SOURCE DATA —
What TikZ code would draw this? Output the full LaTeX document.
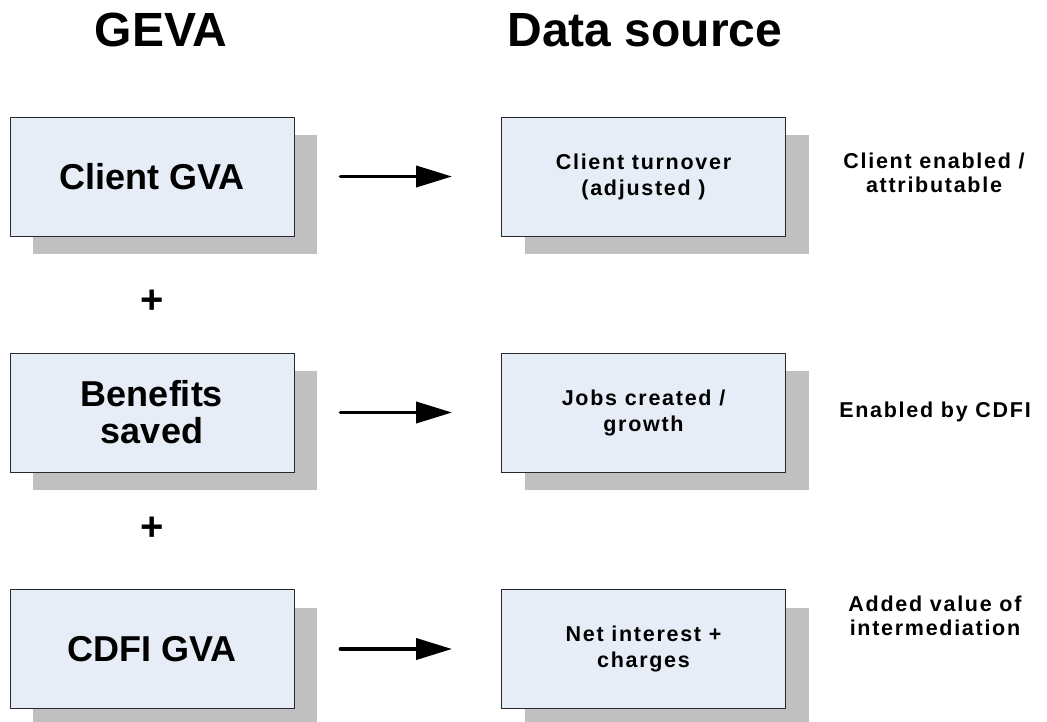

...

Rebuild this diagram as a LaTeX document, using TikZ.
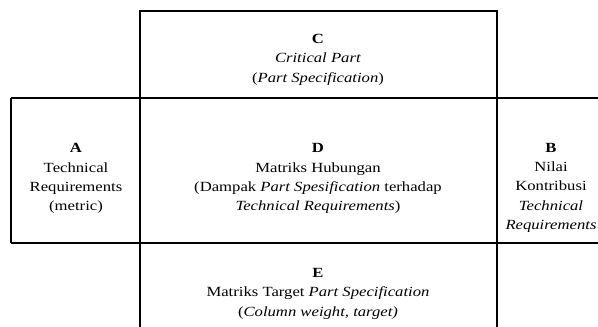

---

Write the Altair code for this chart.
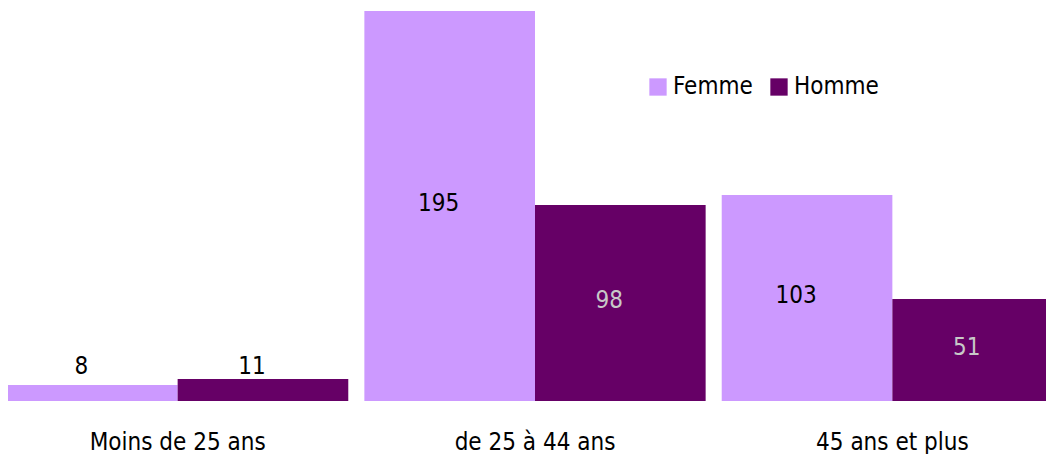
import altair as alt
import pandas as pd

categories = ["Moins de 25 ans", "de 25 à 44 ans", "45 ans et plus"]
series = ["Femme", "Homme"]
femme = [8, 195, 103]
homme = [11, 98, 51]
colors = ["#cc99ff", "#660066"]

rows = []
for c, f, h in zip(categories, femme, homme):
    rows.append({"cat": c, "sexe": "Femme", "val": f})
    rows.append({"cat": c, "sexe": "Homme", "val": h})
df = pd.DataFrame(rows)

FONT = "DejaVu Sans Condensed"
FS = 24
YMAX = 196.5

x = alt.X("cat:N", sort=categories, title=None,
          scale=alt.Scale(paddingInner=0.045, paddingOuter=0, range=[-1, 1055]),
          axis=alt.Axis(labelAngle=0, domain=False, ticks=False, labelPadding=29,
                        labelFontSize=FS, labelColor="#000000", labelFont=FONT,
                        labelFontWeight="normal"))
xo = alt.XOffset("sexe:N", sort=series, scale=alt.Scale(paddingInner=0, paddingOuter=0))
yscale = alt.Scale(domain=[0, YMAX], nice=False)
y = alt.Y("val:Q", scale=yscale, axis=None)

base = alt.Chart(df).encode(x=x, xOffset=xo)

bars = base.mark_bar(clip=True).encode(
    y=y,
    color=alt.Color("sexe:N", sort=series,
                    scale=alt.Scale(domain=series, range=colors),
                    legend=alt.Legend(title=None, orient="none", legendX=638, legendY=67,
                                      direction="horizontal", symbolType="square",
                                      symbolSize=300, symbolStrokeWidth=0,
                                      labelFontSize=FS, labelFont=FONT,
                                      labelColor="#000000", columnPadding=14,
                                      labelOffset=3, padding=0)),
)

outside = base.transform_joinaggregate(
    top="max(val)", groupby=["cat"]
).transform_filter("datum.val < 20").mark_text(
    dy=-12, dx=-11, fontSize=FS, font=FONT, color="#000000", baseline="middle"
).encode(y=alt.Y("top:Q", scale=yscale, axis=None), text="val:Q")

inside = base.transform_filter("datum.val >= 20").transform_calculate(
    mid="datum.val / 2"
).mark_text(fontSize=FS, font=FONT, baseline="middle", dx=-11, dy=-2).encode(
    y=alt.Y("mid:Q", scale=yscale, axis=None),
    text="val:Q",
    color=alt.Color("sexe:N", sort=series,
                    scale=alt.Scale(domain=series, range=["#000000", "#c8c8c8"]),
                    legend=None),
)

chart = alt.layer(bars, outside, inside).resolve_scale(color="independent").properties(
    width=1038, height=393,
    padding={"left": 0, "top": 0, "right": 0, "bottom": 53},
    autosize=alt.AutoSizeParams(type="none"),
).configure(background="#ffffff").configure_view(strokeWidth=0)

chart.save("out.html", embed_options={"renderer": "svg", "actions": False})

YOUR OBJECTIVE — Starting at the line containing "Write the Altair code for this chart." and stopping after the line containing "base = alt.Chart(df).encode(x=x, xOffset=xo)", give the lines again exactly and leave out every image.

TASK OUTPUT —
Write the Altair code for this chart.
import altair as alt
import pandas as pd

categories = ["Moins de 25 ans", "de 25 à 44 ans", "45 ans et plus"]
series = ["Femme", "Homme"]
femme = [8, 195, 103]
homme = [11, 98, 51]
colors = ["#cc99ff", "#660066"]

rows = []
for c, f, h in zip(categories, femme, homme):
    rows.append({"cat": c, "sexe": "Femme", "val": f})
    rows.append({"cat": c, "sexe": "Homme", "val": h})
df = pd.DataFrame(rows)

FONT = "DejaVu Sans Condensed"
FS = 24
YMAX = 196.5

x = alt.X("cat:N", sort=categories, title=None,
          scale=alt.Scale(paddingInner=0.045, paddingOuter=0, range=[-1, 1055]),
          axis=alt.Axis(labelAngle=0, domain=False, ticks=False, labelPadding=29,
                        labelFontSize=FS, labelColor="#000000", labelFont=FONT,
                        labelFontWeight="normal"))
xo = alt.XOffset("sexe:N", sort=series, scale=alt.Scale(paddingInner=0, paddingOuter=0))
yscale = alt.Scale(domain=[0, YMAX], nice=False)
y = alt.Y("val:Q", scale=yscale, axis=None)

base = alt.Chart(df).encode(x=x, xOffset=xo)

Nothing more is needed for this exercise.